A un certo punto del romanzo, Agata, la protagonista, si trova faccia a faccia con un nemico. Perché questo incontro è tanto importante?

"Quella delle portatrici è stata un'impresa epica, ma i poemi epici non contemplano mai la questione morale, l'etica. Per le portatrici non fu così. Tutte le testimonianze che ho raccolto concordano su un aspetto: queste donne non parlavano mai di ciò che videro al fronte. Troppo dolore, troppo tormento. Sapevano quali effetti avevano dall'altra parte delle linee nemiche le munizioni che portavano: li vedevano nei feriti che trasportavano a valle, nei caduti che seppellivano. Il punto di vista del nemico è fondamentale perché è il volto dell'altro, il guardare negli occhi un estraneo e riconoscervi sé stessi, cioè solo un essere umano".
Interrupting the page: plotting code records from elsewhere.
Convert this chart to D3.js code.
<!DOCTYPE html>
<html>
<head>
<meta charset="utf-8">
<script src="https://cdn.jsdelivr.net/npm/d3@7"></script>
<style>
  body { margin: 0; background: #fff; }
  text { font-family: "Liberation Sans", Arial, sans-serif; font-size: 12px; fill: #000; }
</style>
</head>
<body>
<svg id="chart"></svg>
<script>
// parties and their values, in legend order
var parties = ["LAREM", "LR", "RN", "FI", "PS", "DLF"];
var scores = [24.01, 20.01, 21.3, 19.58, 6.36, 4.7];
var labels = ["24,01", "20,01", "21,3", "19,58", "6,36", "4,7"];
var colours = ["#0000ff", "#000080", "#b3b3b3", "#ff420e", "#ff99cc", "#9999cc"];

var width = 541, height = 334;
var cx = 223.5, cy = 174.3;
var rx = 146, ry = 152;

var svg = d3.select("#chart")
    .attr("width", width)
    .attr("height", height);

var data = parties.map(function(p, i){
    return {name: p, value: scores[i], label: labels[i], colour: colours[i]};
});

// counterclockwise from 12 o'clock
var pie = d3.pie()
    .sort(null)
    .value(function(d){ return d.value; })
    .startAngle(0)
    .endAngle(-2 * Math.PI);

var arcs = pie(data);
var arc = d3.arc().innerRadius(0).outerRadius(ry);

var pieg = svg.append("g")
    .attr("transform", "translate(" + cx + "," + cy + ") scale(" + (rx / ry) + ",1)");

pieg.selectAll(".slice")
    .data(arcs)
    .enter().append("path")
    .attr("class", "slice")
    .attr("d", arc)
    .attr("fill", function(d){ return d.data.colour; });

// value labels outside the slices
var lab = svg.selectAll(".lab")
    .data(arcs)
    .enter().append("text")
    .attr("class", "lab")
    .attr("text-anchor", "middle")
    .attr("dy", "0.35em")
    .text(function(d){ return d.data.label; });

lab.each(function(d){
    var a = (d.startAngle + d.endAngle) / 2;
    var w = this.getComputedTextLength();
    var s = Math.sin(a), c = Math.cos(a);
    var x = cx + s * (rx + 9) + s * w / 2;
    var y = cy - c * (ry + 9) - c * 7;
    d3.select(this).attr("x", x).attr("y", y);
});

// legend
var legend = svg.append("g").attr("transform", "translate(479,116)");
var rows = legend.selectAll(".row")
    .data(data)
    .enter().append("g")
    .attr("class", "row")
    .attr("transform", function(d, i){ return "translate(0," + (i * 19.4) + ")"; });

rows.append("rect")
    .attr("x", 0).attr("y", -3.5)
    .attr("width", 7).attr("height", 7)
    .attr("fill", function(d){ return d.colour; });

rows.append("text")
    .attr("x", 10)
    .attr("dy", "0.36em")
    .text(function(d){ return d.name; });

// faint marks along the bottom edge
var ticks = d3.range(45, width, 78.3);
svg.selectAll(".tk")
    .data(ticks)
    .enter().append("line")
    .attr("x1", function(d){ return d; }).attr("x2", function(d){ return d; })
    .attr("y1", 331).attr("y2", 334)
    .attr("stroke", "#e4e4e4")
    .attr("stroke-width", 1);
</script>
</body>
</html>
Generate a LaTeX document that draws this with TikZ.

A lungo le portatrici sono state dimenticate... Perché sono cadute nell'oblio e perché invece vanno ricordate?

"Come ha scritto Donato Carrisi nel suo romanzo La donna dei fiori di carta: 'Quante donne avrebbero meritato un posto nella Storia umana e sono sparite da essa perché un mondo di maschi ha deciso di non concedere loro pari dignità? Un vero genocidio, se ci pensate'. La Storia è sempre stata scritta dal punto di vista maschile, gli eroi sono sempre uomini. La storia delle portatrici invece parla di eroine, ed è una vicenda vera. Per rispetto, per gratitudine, per ciò che chiamiamo patria e casa, non deve essere dimenticata".